** begin **
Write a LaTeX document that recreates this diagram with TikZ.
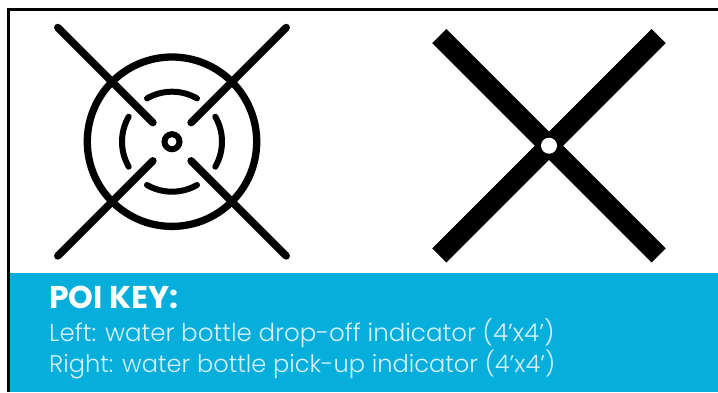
\documentclass[tikz,border=0pt]{standalone}
\usepackage{fontspec}
\usetikzlibrary{calc}
\setmainfont{Poppins}[UprightFont=* Light,BoldFont=* Bold]
\definecolor{keyblue}{HTML}{06AEDC}
\definecolor{keytext}{HTML}{D6F1F9}
\begin{document}
\begin{tikzpicture}[x=1pt,y=-1pt,
  thinstroke/.style={line width=7.5pt,line cap=round,black},
  arcstroke/.style={line width=6pt,line cap=round,black},
  barstroke/.style={line width=20pt,black},
  keyhead/.style={anchor=base west,inner sep=0pt,text=white,font=\fontsize{31.5}{34}\selectfont\bfseries},
  keyline/.style={anchor=base west,inner sep=0pt,text=keytext}]
\useasboundingbox (0,0) rectangle (718,392);
\fill[white] (0,0) rectangle (718,392);
\fill[keyblue] (10,273) rectangle (718,392);
\fill[black] (7,8) rectangle (718,11);
\fill[black] (7,8) rectangle (10,392);
% left icon
\coordinate (c) at (172,141.7);
\draw[line width=7.3pt] (c) circle[radius=84.7pt];
\draw[line width=6pt] (c) circle[radius=7.5pt];
\foreach \a in {45,135,225,315}{
  \draw[thinstroke] ($(c)+(\a:27pt)$) -- ($(c)+(\a:161.5pt)$);
}
\foreach \a in {0,90,180,270}{
  \draw[arcstroke] ($(c)+(\a-30:50pt)$) arc[start angle=\a-30,end angle=\a+30,radius=50pt];
}
% right icon
\coordinate (tl) at (439.3,36);
\coordinate (tr) at (658.7,36);
\coordinate (bl) at (439.3,255.5);
\coordinate (br) at (658.7,255.5);
\coordinate (m) at (549,145.7);
\draw[barstroke] (tl) -- (br);
\draw[barstroke] (tr) -- (bl);
\fill[white] (m) circle[radius=8pt];
% text
\node[keyhead] (h) at (49,308.5) {POI KEY:};
\node[keyline,font=\fontsize{24.55}{28}\selectfont] (l1) at (49,341) {Left: water bottle drop-off indicator (4’x4’)};
\node[keyline,font=\fontsize{24.1}{28}\selectfont] (l2) at (49,372.5) {Right: water bottle pick-up indicator (4’x4’)};
\end{tikzpicture}
\end{document}
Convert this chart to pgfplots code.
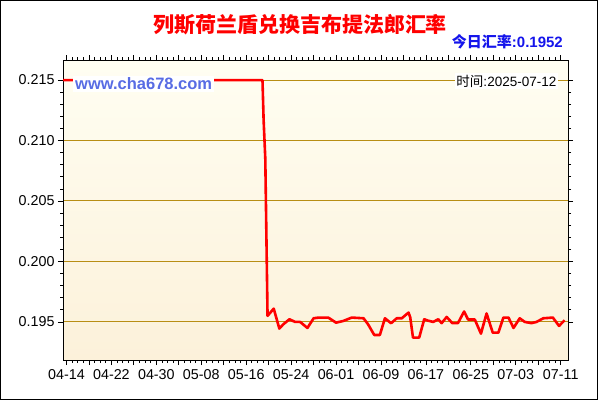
\documentclass[border=0pt]{standalone}
\usepackage{pgfplots}
\pgfplotsset{compat=1.18}
\usepackage{fontspec}
\setmainfont{Liberation Sans}
\newfontfamily\cjk{Noto Sans CJK SC}
\definecolor{gridgold}{RGB}{184,142,20}
\definecolor{bgtop}{RGB}{255,254,242}
\definecolor{bgbot}{RGB}{252,241,218}
\definecolor{wmblue}{RGB}{88,108,228}
\definecolor{rateblue}{RGB}{20,20,235}

\begin{document}
\begin{tikzpicture}[x=1pt,y=1pt]
\path (0,0) rectangle (600,400);
\draw[line width=1.2pt] (0.6,0.6) rectangle (597.6,399.4);

\begin{axis}[
    at={(63pt,40pt)}, anchor=south west,
    scale only axis, width=505pt, height=300pt,
    xmin=-0.62, xmax=89.3,
    ymin=0.19185, ymax=0.21666,
    axis background/.style={top color=bgtop, bottom color=bgbot},
    axis line style={line width=1pt},
    tick align=outside,
    major tick length=5pt, minor tick length=3pt,
    every tick/.style={black, line width=0.8pt},
    xtick={0,4,...,88},
    xticklabels={04-14,,04-22,,04-30,,05-08,,05-16,,05-24,,06-01,,06-09,,06-17,,06-25,,07-03,,07-11},
    minor x tick num=3,
    ytick={0.195,0.2,0.205,0.21,0.215},
    minor y tick num=4,
    yticklabel style={/pgf/number format/.cd, fixed, precision=3, zerofill},
    /pgf/number format/assume math mode=true,
    ticklabel style={font=\fontsize{14.3}{16}\selectfont},
    xticklabel style={yshift=-1pt},
    ymajorgrids=true,
    major grid style={gridgold, line width=1pt},
    clip=true,
]
\addplot[red, line width=2.6pt, line join=round] coordinates {
(-0.6,0.215)(8,0.215)(16,0.215)(24,0.215)(32,0.215)(34.9,0.215)
(35.1,0.2117)(35.4,0.2085)(35.8,0.1955)
(36.3,0.19577)(36.9,0.1961)(37.9,0.19445)(38.6,0.1948)(39.7,0.19522)
(40.7,0.1950)(41.6,0.1950)(42.9,0.1945)(44.0,0.1953)(44.9,0.19536)
(46.6,0.19536)(48.0,0.19494)(49.3,0.19508)(50.8,0.19536)(52.9,0.1953)
(53.7,0.1948)(54.8,0.19392)(55.8,0.19392)(56.7,0.1953)(57.8,0.19489)
(58.8,0.1953)(59.7,0.1953)(60.9,0.19577)(61.2,0.1954)(61.7,0.1937)
(62.8,0.1937)(63.7,0.19522)(64.4,0.1951)(65.3,0.1950)(66.2,0.19522)
(66.8,0.1949)(67.7,0.19541)(68.7,0.1949)(69.7,0.1949)(70.8,0.19586)
(71.5,0.1952)(72.7,0.1952)(73.8,0.19403)(74.8,0.1957)(75.9,0.19411)
(76.9,0.19411)(77.8,0.19536)(78.7,0.19536)(79.6,0.1945)(80.7,0.1953)
(81.6,0.1950)(82.8,0.1949)(83.7,0.1950)(84.9,0.1953)(86.6,0.19536)
(87.7,0.19467)(88.7,0.19514)
};
\end{axis}

\node[text=red, font=\cjk\bfseries\fontsize{21}{24}\selectfont] at (300,375) {列斯荷兰盾兑换吉布提法郎汇率};
\node[anchor=east, inner sep=0pt, text=rateblue, font=\bfseries\fontsize{15}{17}\selectfont] at (563,358) {{\cjk 今日汇率}:0.1952};
\node[anchor=west, fill=white, inner sep=2pt, text=wmblue, font=\bfseries\fontsize{16.5}{18}\selectfont] at (73,316) {www.cha678.com};
\node[anchor=east, fill=white, inner sep=1.5pt, font=\fontsize{13.5}{15}\selectfont] at (558,319) {{\cjk 时间}:2025-07-12};
\end{tikzpicture}
\end{document}
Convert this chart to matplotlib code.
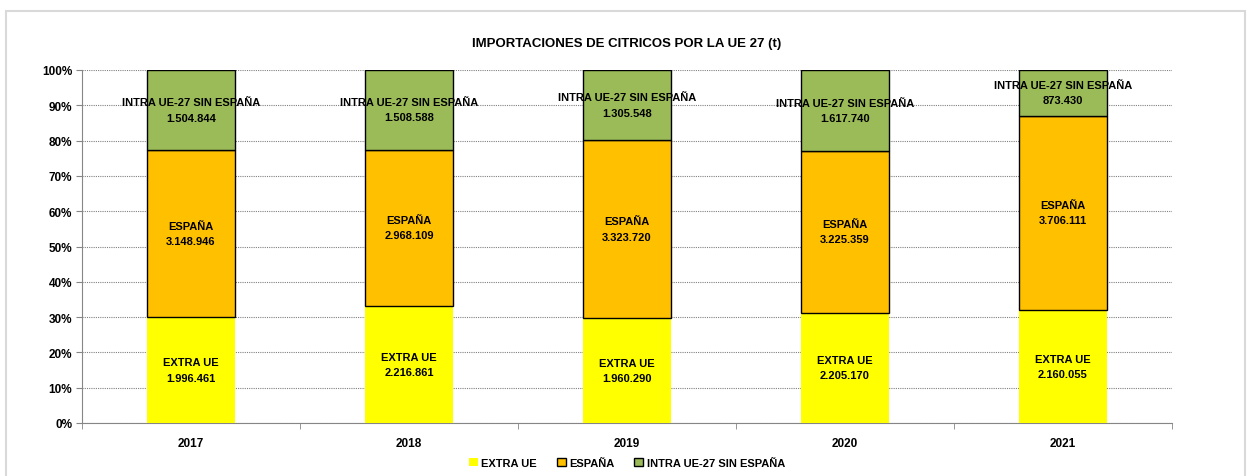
import matplotlib
matplotlib.use("Agg")
import matplotlib.pyplot as plt
from matplotlib.patches import Rectangle
from matplotlib.ticker import PercentFormatter, FixedLocator
import numpy as np

years = ["2017", "2018", "2019", "2020", "2021"]
extra_ue = [1996461, 2216861, 1960290, 2205170, 2160055]
espana = [3148946, 2968109, 3323720, 3225359, 3706111]
intra_ue = [1504844, 1508588, 1305548, 1617740, 873430]

series_names = ["EXTRA UE", "ESPAÑA", "INTRA UE-27 SIN ESPAÑA"]
colors = ["#FFFF00", "#FFC000", "#9BBB59"]
edges = ["none", "black", "black"]

plt.rcParams['font.family'] = ['Liberation Sans', 'DejaVu Sans']
plt.rcParams['font.weight'] = 'bold'

def fmt(v):
    return f"{v:,}".replace(",", ".")

fig = plt.figure(figsize=(12.54, 4.77), dpi=100)
ax = fig.add_axes([82/1254, 1-424/477, (1172-82)/1254, (424-71)/477])

data = np.array([extra_ue, espana, intra_ue], dtype=float)
totals = data.sum(axis=0)
pct = data / totals * 100
x = np.arange(len(years))
bottom = np.zeros(len(years))
handles = []
for i in range(3):
    b = ax.bar(x, pct[i], 0.4, bottom=bottom, color=colors[i],
               edgecolor=edges[i], linewidth=1.0, label=series_names[i], zorder=3)
    handles.append(b)
    for j in range(len(years)):
        cy = bottom[j] + pct[i][j] / 2
        ax.text(x[j], cy, f"{series_names[i]}\n{fmt(int(data[i][j]))}",
                ha="center", va="center", fontsize=8, fontweight="bold",
                linespacing=1.65, zorder=5)
    bottom += pct[i]

ax.set_xlim(-0.5, len(years) - 0.5)
ax.set_ylim(0, 100)
ax.yaxis.set_major_locator(FixedLocator(np.arange(0, 101, 10)))
ax.yaxis.set_major_formatter(PercentFormatter(decimals=0))
ax.set_xticks(x)
ax.set_xticklabels(years)
ax.xaxis.set_minor_locator(FixedLocator(np.arange(-0.5, len(years), 1.0)))
ax.tick_params(axis="x", which="major", length=0, pad=10, labelsize=8.5)
ax.tick_params(axis="x", which="minor", length=4, color="#868686")
ax.tick_params(axis="y", length=4, color="#868686", labelsize=8.5, pad=3)
for lbl in ax.get_xticklabels() + ax.get_yticklabels():
    lbl.set_fontweight("bold")
ax.grid(axis="y", linestyle=(0, (1, 1)), color="#808080", linewidth=0.8, zorder=0)
for s in ["top", "right"]:
    ax.spines[s].set_visible(False)
for s in ["left", "bottom"]:
    ax.spines[s].set_color("#868686")

fig.text(0.5, 1-44/477, "IMPORTACIONES DE CITRICOS POR LA UE 27 (t)",
         ha="center", va="center", fontsize=9.5, fontweight="bold")

leg = fig.legend(handles, series_names, loc="center", bbox_to_anchor=(0.5, 1-464/477),
                 ncol=3, frameon=False, fontsize=8, handlelength=0.8, handleheight=0.8,
                 handletextpad=0.3, columnspacing=1.8)
for t in leg.get_texts():
    t.set_fontweight("bold")

fig.patches.append(Rectangle((6/1254, -0.01), (1245-6)/1254, 1-12/477+0.01,
                             transform=fig.transFigure, fill=False,
                             edgecolor="#D9D9D9", linewidth=1.5))

fig.savefig("out.png", dpi=100)
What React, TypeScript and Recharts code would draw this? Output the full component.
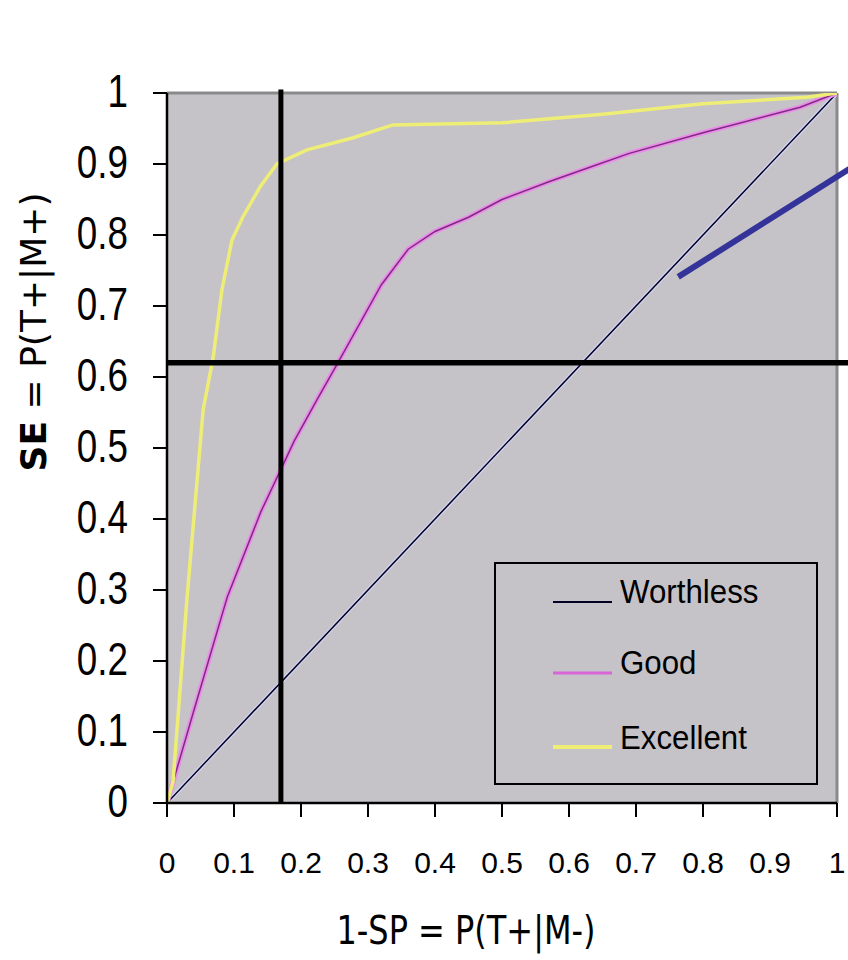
import React from "react";
import { LineChart, Line, XAxis, YAxis, CartesianGrid, ReferenceLine, Legend } from "recharts";

// axis ticks
const xTicks = [0, 0.1, 0.2, 0.3, 0.4, 0.5, 0.6, 0.7, 0.8, 0.9, 1];
const yTicks = [0, 0.1, 0.2, 0.3, 0.4, 0.5, 0.6, 0.7, 0.8, 0.9, 1];

// ROC curves (1-SP on x, SE on y)
const worthlessX = [0, 1];
const worthlessY = [0, 1];

const goodX = [0, 0.04, 0.09, 0.14, 0.19, 0.225, 0.255, 0.32, 0.36, 0.4, 0.45, 0.5, 0.57, 0.63, 0.69, 0.8, 0.945, 1];
const goodY = [0, 0.13, 0.29, 0.41, 0.51, 0.57, 0.62, 0.73, 0.78, 0.805, 0.825, 0.85, 0.875, 0.895, 0.915, 0.944, 0.98, 1];

const excellentX = [0, 0.009, 0.03, 0.054, 0.069, 0.082, 0.097, 0.113, 0.139, 0.164, 0.209, 0.278, 0.337, 0.5, 0.65, 0.8, 0.955, 1];
const excellentY = [0, 0.03, 0.29, 0.554, 0.628, 0.723, 0.793, 0.825, 0.868, 0.9, 0.92, 0.937, 0.955, 0.958, 0.97, 0.985, 0.994, 1];

const seriesNames = ["Worthless", "Good", "Excellent"];

// cut-off lines and the pointer
const cutoffX = 0.17;
const cutoffY = 0.62;
const pointerX = [0.763, 1.03];
const pointerY = [0.741, 0.9];

const plotFill = "#c5c3c8";
const tickFont = "'Liberation Sans', Arial, sans-serif";
const titleFont = "'DejaVu Sans', 'Comic Sans MS', sans-serif";

const toPoints = (xs: number[], ys: number[]) => xs.map((x, i) => ({ x, y: ys[i] }));

const worthlessData = toPoints(worthlessX, worthlessY);
const goodData = toPoints(goodX, goodY);
const excellentData = toPoints(excellentX, excellentY);

function XTick({ x, y, payload }: any) {
  return (
    <text x={x} y={y} dy="0.36em" textAnchor="middle" fontFamily={tickFont} fontSize={30} fill="#000">
      {payload.value}
    </text>
  );
}

function YTick({ x, y, payload }: any) {
  return (
    <g transform={`translate(${x},${y - 3}) scale(0.8,1)`}>
      <text x={0} y={0} dy="0.36em" textAnchor="end" fontFamily={tickFont} fontSize={46} fill="#000">
        {payload.value}
      </text>
    </g>
  );
}

function XTitle({ viewBox }: any) {
  const cx = viewBox.x + 299;
  const cy = viewBox.y + 127;
  return (
    <g transform={`translate(${cx},${cy}) scale(1,1.2)`}>
      <text x={0} y={0} dy="0.36em" textAnchor="middle" fontFamily={titleFont} fontSize={32} fill="#000">
        1-SP = P(T+|M-)
      </text>
    </g>
  );
}

function YTitle({ viewBox }: any) {
  const cx = viewBox.x + 33;
  const cy = viewBox.y + 239;
  return (
    <text
      x={cx}
      y={cy}
      dy="0.36em"
      textAnchor="middle"
      transform={`rotate(-90,${cx},${cy})`}
      fontFamily={titleFont}
      fontSize={36}
      fill="#000"
    >
      <tspan fontWeight="bold">SE</tspan>
      <tspan> = P(T+|M+)</tspan>
    </text>
  );
}

function LegendBox() {
  const rows = [
    { lineY: 40, textY: 29, color: "#000022", width: 2 },
    { lineY: 111, textY: 100, color: "#d866d8", width: 3 },
    { lineY: 185, textY: 175, color: "#eeee77", width: 4 },
  ];
  return (
    <svg width={324} height={223} style={{ display: "block" }}>
      <rect x={1} y={1} width={322} height={221} fill={plotFill} stroke="#000" strokeWidth={2} />
      {rows.map((r, i) => (
        <g key={seriesNames[i]}>
          <line x1={59} x2={118} y1={r.lineY} y2={r.lineY} stroke={r.color} strokeWidth={r.width} />
          <g transform={`translate(126,${r.textY}) scale(0.92,1)`}>
            <text x={0} y={0} dy="0.36em" fontFamily={tickFont} fontSize={34} fill="#000">
              {seriesNames[i]}
            </text>
          </g>
        </g>
      ))}
    </svg>
  );
}

export default function App() {
  return (
    <div style={{ position: "absolute", left: 0, top: 0, width: 848, height: 960, background: "#fff" }}>
      <LineChart width={848} height={960} margin={{ top: 93, right: 11, bottom: 0, left: 0 }}>
        <CartesianGrid horizontal={false} vertical={false} fill={plotFill} stroke="none" />
        <XAxis
          type="number"
          dataKey="x"
          domain={[0, 1]}
          ticks={xTicks}
          allowDataOverflow
          height={157}
          tickSize={14}
          tickMargin={45}
          tick={<XTick />}
          axisLine={{ stroke: "#000", strokeWidth: 2.5 }}
          tickLine={{ stroke: "#000", strokeWidth: 2 }}
          label={(props: any) => <XTitle viewBox={props.viewBox} />}
        />
        <YAxis
          type="number"
          dataKey="y"
          domain={[0, 1]}
          ticks={yTicks}
          allowDataOverflow
          width={167}
          tickSize={14}
          tickMargin={25}
          tick={<YTick />}
          axisLine={{ stroke: "#000", strokeWidth: 2.5 }}
          tickLine={{ stroke: "#000", strokeWidth: 2 }}
          label={(props: any) => <YTitle viewBox={props.viewBox} />}
        />
        <ReferenceLine y={1} stroke="#8a8a8a" strokeWidth={3} />
        <ReferenceLine x={1} stroke="#8a8a8a" strokeWidth={3} />

        <Line data={worthlessData} dataKey="y" type="linear" stroke="#d4d4f2" strokeWidth={4} dot={false} activeDot={false} isAnimationActive={false} />
        <Line data={worthlessData} dataKey="y" type="linear" stroke="#000022" strokeWidth={1.5} dot={false} activeDot={false} isAnimationActive={false} />
        <Line data={goodData} dataKey="y" type="linear" stroke="#ea8cea" strokeWidth={5} dot={false} activeDot={false} isAnimationActive={false} />
        <Line data={goodData} dataKey="y" type="linear" stroke="#7e2a7e" strokeWidth={1.5} dot={false} activeDot={false} isAnimationActive={false} />
        <Line data={excellentData} dataKey="y" type="linear" stroke="#eeee77" strokeWidth={3.5} dot={false} activeDot={false} isAnimationActive={false} />

        <ReferenceLine
          segment={[{ x: cutoffX, y: 0 }, { x: cutoffX, y: 1.005 }]}
          ifOverflow="visible"
          stroke="#000"
          strokeWidth={5}
        />
        <ReferenceLine
          segment={[{ x: 0, y: cutoffY }, { x: 1.03, y: cutoffY }]}
          ifOverflow="visible"
          stroke="#000"
          strokeWidth={5.5}
        />
        <ReferenceLine
          segment={[{ x: pointerX[0], y: pointerY[0] }, { x: pointerX[1], y: pointerY[1] }]}
          ifOverflow="visible"
          stroke="#333399"
          strokeWidth={6}
        />
        <Legend
          layout="vertical"
          align="center"
          verticalAlign="middle"
          wrapperStyle={{ left: 494, top: 562, width: 324, height: 223 }}
          content={() => <LegendBox />}
        />
      </LineChart>
    </div>
  );
}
** end **
_DIRECTIVE_: Which lines contain the word "this"? Copy each one.

_THE RESULT_:
Write a LaTeX document that recreates this diagram with TikZ.
Convert this chart to pgfplots code.
Convert this chart to matplotlib code.
What React, TypeScript and Recharts code would draw this? Output the full component.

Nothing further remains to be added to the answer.